Now, why the obsession? I'll throw out my two cents to Herr Doctor Freud and suggest, maybe, just maybe, you have a fantasy that your lover hooks up with another girl. Somewhere in the back of your mind you want to see her get off with another girl, see that other girl's hand in her pussy, sucking on her clit. Instead of negating this imagination, go with it. Talk to your lover about your fantasies. Remember, fantasies can just stay fantasies. Maybe you can both masturbate while you talk about other chicks you think are hot to trot. Maybe you can add a mirror to the bedroom so you can watch each other get off (it is like adding another couple without the hassle). Maybe you can dress up and where a wig and surprise your lover as "someone else" (wigs to wonders to change the look of a person, I HIGHLY recommend incorporating them into your sex-play).

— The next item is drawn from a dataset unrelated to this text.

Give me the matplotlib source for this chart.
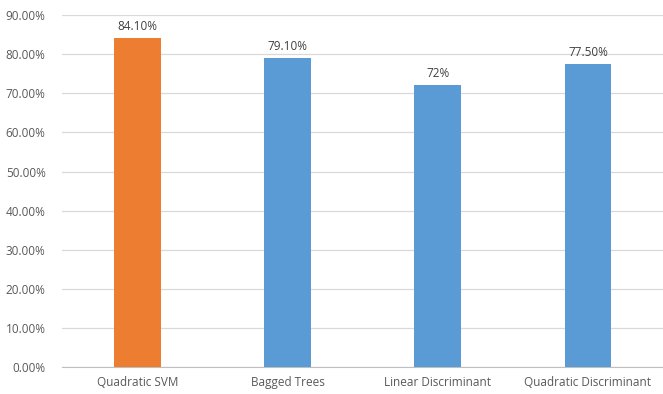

And maybe, just maybe, you two love birds will decide to add another person into the mix. I strongly suggest this option as a way for established couples to safely have fun with others. To make the experience less stressful, choose a fellow lesbian who does not live in your hometown, but is passing through. That way there is no fear of it turning into something else. And you can keep some activities off limits, if you feel more comfortable.
LESBO LAUNDERS MAXIM: By confronting your fears, you can turn them into pleasure.